The U.S. dollar index, which measures the greenback’s strength against a trade-weighted basket of six major currencies, edged down 0.10% to 93.91 by 03:30 AM ET (08:30 AM GMT), not far from its overnight high of 94.02, the highest level since November 14.

The euro edged higher, with EUR/USD rising 0.14% to 1.1745, up from the one-week low of 1.1721 set on Monday after German coalition government talks collapsed.

The euro remained on the defensive after German Chancellor Angela Merkel said she could not form a coalition government and would prefer a new election to ruling with a minority, but Germany’s president said political parties owed it to voters to try to form a government.

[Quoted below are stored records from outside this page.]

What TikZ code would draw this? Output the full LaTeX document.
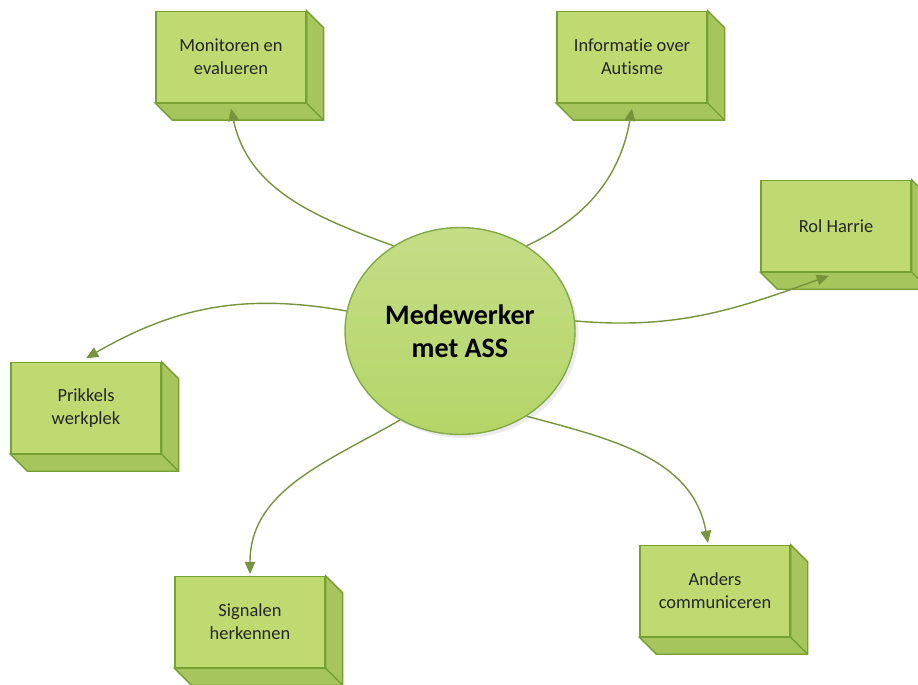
\documentclass[tikz,border=0pt]{standalone}
\usepackage{fontspec}
\setmainfont[Ligatures=NoCommon]{Carlito}
\usetikzlibrary{shapes.geometric,arrows.meta,shadows}

\definecolor{voorgroen}{RGB}{190,218,112}
\definecolor{zijgroen}{RGB}{166,197,92}
\definecolor{randgroen}{RGB}{118,160,50}
\definecolor{pijlgroen}{RGB}{119,147,60}
\definecolor{bolgroen}{RGB}{181,213,104}

\begin{document}
\begin{tikzpicture}[x=0.02cm,y=-0.02cm,
  blok/.style={draw=randgroen,fill=voorgroen,line width=0.8pt,minimum width=3cm,minimum height=1.82cm,align=center,text=black!85,font=\fontsize{10.5}{13}\selectfont},
  pijl/.style={draw=pijlgroen,line width=0.8pt,-{Triangle[length=7pt,width=6pt]}}]
\useasboundingbox (0,0) rectangle (918,684);

\node[ellipse,draw=randgroen!90,line width=0.8pt,top color=bolgroen!80!white,bottom color=bolgroen,drop shadow={shadow xshift=2pt,shadow yshift=-2pt,fill=black!15},minimum width=4.6cm,minimum height=4.14cm,align=center,font=\fontsize{16}{19}\selectfont\bfseries] (mw) at (460,331) {Medewerker\\met ASS};

\node[blok] (mon) at (231,57) {Monitoren en\\evalueren};
\node[blok] (inf) at (632,57) {Informatie over\\Autisme};
\node[blok] (rol) at (836,226) {Rol Harrie};
\node[blok] (prk) at (86,408) {Prikkels\\werkplek};
\node[blok] (sig) at (250,622) {Signalen\\herkennen};
\node[blok] (and) at (715,591) {Anders\\communiceren};

% zijvlakken van de blokken
\foreach \b in {mon,inf,rol,prk,sig,and}{
  \filldraw[fill=zijgroen,draw=randgroen,line width=0.8pt] (\b.north east) -- ++(17,17) -- ([shift={(17,17)}]\b.south east) -- ([shift={(17,17)}]\b.south west) -- (\b.south west) -- (\b.south east) -- cycle;
  \draw[randgroen,line width=0.8pt] (\b.south east) -- ++(17,17);
}

\draw[pijl] (mw.128) to[out=160,in=-78] ([yshift=-3pt]mon.south);
\draw[pijl] (mw.52) to[out=25,in=-100] ([yshift=-3pt]inf.south);
\draw[pijl] (mw.5) to[out=-5,in=200] ([xshift=-4pt,yshift=-2pt]rol.south);
\draw[pijl] (mw.170) to[out=170,in=30] ([yshift=2pt]prk.north);
\draw[pijl] (mw.236) to[out=210,in=90] ([yshift=1pt]sig.north);
\draw[pijl] (mw.308) to[out=-15,in=100] ([xshift=-4pt,yshift=1pt]and.north);

\end{tikzpicture}
\end{document}
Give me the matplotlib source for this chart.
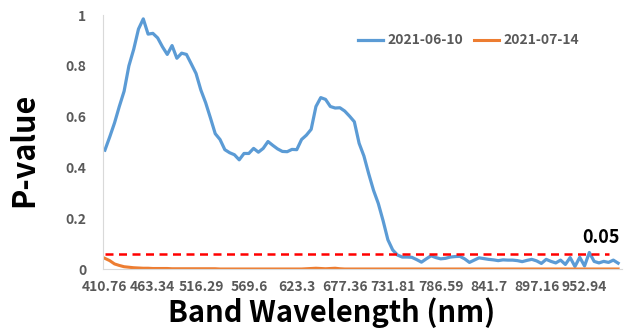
import numpy as np
import matplotlib.pyplot as plt

plt.rcParams['font.family'] = ['Noto Sans CJK KR', 'DejaVu Sans']

# x tick labels (band wavelength, every 20th band)
tick_labels = ["410.76", "463.34", "516.29", "569.6", "623.3", "677.36",
               "731.81", "786.59", "841.7", "897.16", "952.94"]

# p-values sampled every 2nd band
p_0610 = [0.468, 0.52, 0.575, 0.64, 0.70, 0.80, 0.865, 0.945, 0.985, 0.925,
          0.928, 0.91, 0.875, 0.845, 0.88, 0.83, 0.85, 0.845, 0.808, 0.77,
          0.705, 0.655, 0.595, 0.533, 0.51, 0.47, 0.458, 0.45, 0.43, 0.455,
          0.455, 0.475, 0.46, 0.475, 0.502, 0.487, 0.473, 0.463, 0.462, 0.471,
          0.47, 0.51, 0.527, 0.55, 0.64, 0.675, 0.668, 0.64, 0.634, 0.635,
          0.622, 0.602, 0.58, 0.495, 0.445, 0.375, 0.31, 0.258, 0.19, 0.115,
          0.075, 0.055, 0.047, 0.047, 0.046, 0.037, 0.027, 0.04, 0.052, 0.045,
          0.04, 0.042, 0.047, 0.049, 0.05, 0.04, 0.026, 0.035, 0.044, 0.041,
          0.038, 0.036, 0.033, 0.036, 0.035, 0.035, 0.033, 0.029, 0.034, 0.038,
          0.032, 0.022, 0.038, 0.03, 0.024, 0.035, 0.018, 0.045, 0.01, 0.046,
          0.012, 0.065, 0.03, 0.024, 0.03, 0.026, 0.035, 0.023]

p_0714 = [0.042, 0.033, 0.02, 0.014, 0.009, 0.007, 0.005, 0.004, 0.003, 0.003,
          0.002, 0.002, 0.002, 0.002, 0.001, 0.001, 0.001, 0.001, 0.001, 0.001,
          0.001, 0.001, 0.001, 0.001, 0.0, 0.0, 0.0, 0.0, 0.0, 0.0,
          0.0, 0.0, 0.0, 0.0, 0.0, 0.0, 0.0, 0.0, 0.0, 0.0,
          0.0, 0.0, 0.001, 0.002, 0.003, 0.002, 0.001, 0.002, 0.003, 0.001,
          0.0, 0.0, 0.0, 0.0, 0.0, 0.0, 0.0, 0.0, 0.0, 0.0,
          0.0, 0.0, 0.0, 0.0, 0.0, 0.0, 0.0, 0.0, 0.0, 0.0,
          0.0, 0.0, 0.0, 0.0, 0.0, 0.0, 0.0, 0.0, 0.0, 0.0,
          0.0, 0.0, 0.0, 0.0, 0.0, 0.0, 0.0, 0.0, 0.0, 0.0,
          0.0, 0.0, 0.0, 0.0, 0.0, 0.0, 0.0, 0.0, 0.0, 0.0,
          0.0, 0.0, 0.0, 0.0, 0.0, 0.0, 0.0, 0.0]

threshold = 0.06
thr_end = 210

band = np.arange(len(p_0610)) * 2

fig = plt.figure(figsize=(6.28, 3.35), dpi=100)
ax = fig.add_axes([0.164, 0.197, 0.826, 0.758])

ax.plot(band, p_0610, color='#5b9bd5', lw=2.3, label='2021-06-10')
ax.plot(band, p_0714, color='#ed7d31', lw=2.2, label='2021-07-14')
ax.plot([0, thr_end], [threshold, threshold], color='#ff0000', lw=1.8,
        dashes=(3.2, 2.2))
ax.text(206.7, 0.126, "0.05", fontsize=13, fontweight='bold',
        ha='center', va='center', color='black')

ax.set_xlim(-0.8, 215.5)
ax.set_ylim(0, 1.0)
ax.set_xticks(np.arange(len(tick_labels)) * 20)
ax.set_xticklabels(tick_labels)
ax.set_yticks([0, 0.2, 0.4, 0.6, 0.8, 1])
ax.set_yticklabels(["0", "0.2", "0.4", "0.6", "0.8", "1"])
ax.tick_params(length=0, labelsize=10, labelcolor='#595959')
ax.tick_params(axis='x', pad=8)
ax.tick_params(axis='y', pad=12)
for lab in ax.get_xticklabels() + ax.get_yticklabels():
    lab.set_fontweight('bold')

for s in ['top', 'right']:
    ax.spines[s].set_visible(False)
ax.spines['left'].set_color('#d9d9d9')
ax.spines['bottom'].set_color('#d9d9d9')

ax.set_xlabel("Band Wavelength (nm)", fontsize=21, fontweight='bold')
ax.set_ylabel("P-value", fontsize=22, fontweight='bold')
ax.xaxis.set_label_coords(0.44, -0.11)
ax.yaxis.set_label_coords(-0.12, 0.47)

ax.legend(loc='center', bbox_to_anchor=(0.705, 0.9), ncol=2, frameon=False,
          handlelength=1.8, handletextpad=0.3, columnspacing=0.8,
          prop={'size': 10, 'weight': 'bold'}, labelcolor='#595959')

fig.savefig("out.png", dpi=100)
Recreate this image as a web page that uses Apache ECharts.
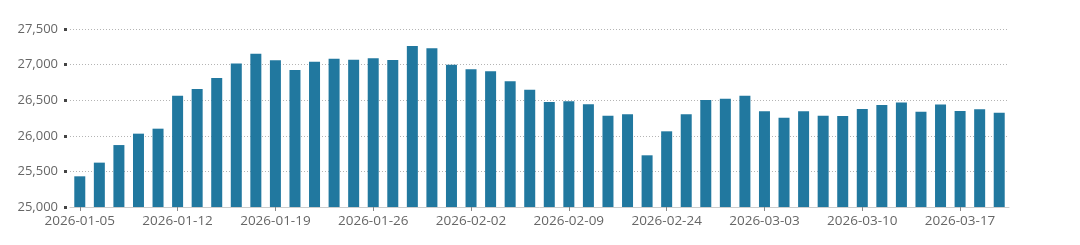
<!DOCTYPE html>
<html>
<head>
<meta charset="utf-8">
<script src="https://cdn.jsdelivr.net/npm/echarts@6/dist/echarts.min.js"></script>
<style>html,body{margin:0;padding:0;background:#fff;}#c{width:1080px;height:245px;}</style>
</head>
<body>
<div id="c"></div>
<script>
const categories = [
  '2026-01-05','2026-01-06','2026-01-07','2026-01-08','2026-01-09',
  '2026-01-12','2026-01-13','2026-01-14','2026-01-15','2026-01-16',
  '2026-01-19','2026-01-20','2026-01-21','2026-01-22','2026-01-23',
  '2026-01-26','2026-01-27','2026-01-28','2026-01-29','2026-01-30',
  '2026-02-02','2026-02-03','2026-02-04','2026-02-05','2026-02-06',
  '2026-02-09','2026-02-10','2026-02-11','2026-02-12','2026-02-13',
  '2026-02-24','2026-02-25','2026-02-26','2026-02-27','2026-03-02',
  '2026-03-03','2026-03-04','2026-03-05','2026-03-06','2026-03-09',
  '2026-03-10','2026-03-11','2026-03-12','2026-03-13','2026-03-16',
  '2026-03-17','2026-03-18','2026-03-19'
];
const values = [
  25431, 25623, 25870, 26030, 26100,
  26564, 26657, 26811, 27017, 27153,
  27060, 26923, 27041, 27083, 27069,
  27088, 27064, 27260, 27228, 26999,
  26933, 26905, 26765, 26648, 26474,
  26484, 26442, 26283, 26301, 25726,
  26063, 26301, 26502, 26522, 26564,
  26344, 26255, 26344, 26283, 26278,
  26376, 26432, 26466, 26339, 26438,
  26348, 26372, 26325
];
const yMin = 25000, yMax = 27500, yStep = 500;

const chart = echarts.init(document.getElementById('c'), null, {renderer: 'canvas'});
chart.setOption({
  animation: false,
  grid: {left: 70, right: 71, top: 29, bottom: 38, containLabel: false},
  xAxis: {
    type: 'category',
    data: categories,
    axisLine: {show: true, lineStyle: {color: '#cccccc', width: 1}},
    axisTick: {show: true, alignWithLabel: true, interval: 4, length: 4, lineStyle: {color: '#888'}},
    axisLabel: {interval: 4, color: '#666', fontSize: 13.5, fontFamily: 'Open Sans', margin: 7}
  },
  yAxis: {
    type: 'value',
    min: yMin, max: yMax, interval: yStep,
    axisLine: {show: false},
    axisTick: {show: true, length: 6, lineStyle: {color: '#444', width: 3, type: [3, 10], dashOffset: 10}},
    axisLabel: {
      color: '#666', fontSize: 13, fontFamily: 'Open Sans', margin: 12,
      formatter: v => v.toLocaleString('en-US')
    },
    splitLine: {show: true, lineStyle: {color: '#b4b4b4', type: [1, 2], width: 1}}
  },
  series: [{
    type: 'bar',
    data: values,
    barWidth: 11,
    itemStyle: {color: '#21789f'}
  }]
});
</script>
</body>
</html>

The prospect of prolonged political uncertainty in the euro area’s largest economy worried investors and is the latest episode of political turmoil to hit the region.

The euro was steady against the yen, with EUR/JPY at 132.20 after falling as low as 131.16 on Monday, its lowest since September 15.

Against the pound, the euro was also steady with EUR/GBP last at 0.8866.

The dollar inched lower against the yen, with USD/JPY dipping 0.09% to 112.51, holding above Monday’s low of 111.87, which was its lowest since mid-October.

Trade volumes remained relatively thin ahead of the U.S. Thanksgiving holiday on Thursday, which is also a national holiday in Japan.

Investors were looking ahead to remarks by Federal Reserve Chair Janet Yellen later on Tuesday, while the minutes from the Fed’s November meeting were scheduled to be released on Wednesday.

Meanwhile, the Australian dollar was at four-month lows, with AUD/USD down 0.16% at 0.7540 after the minutes of the Reserve Bank of Australia’s November meeting showed that there was “considerable uncertainty” about how quickly wages growth and inflation might pick up.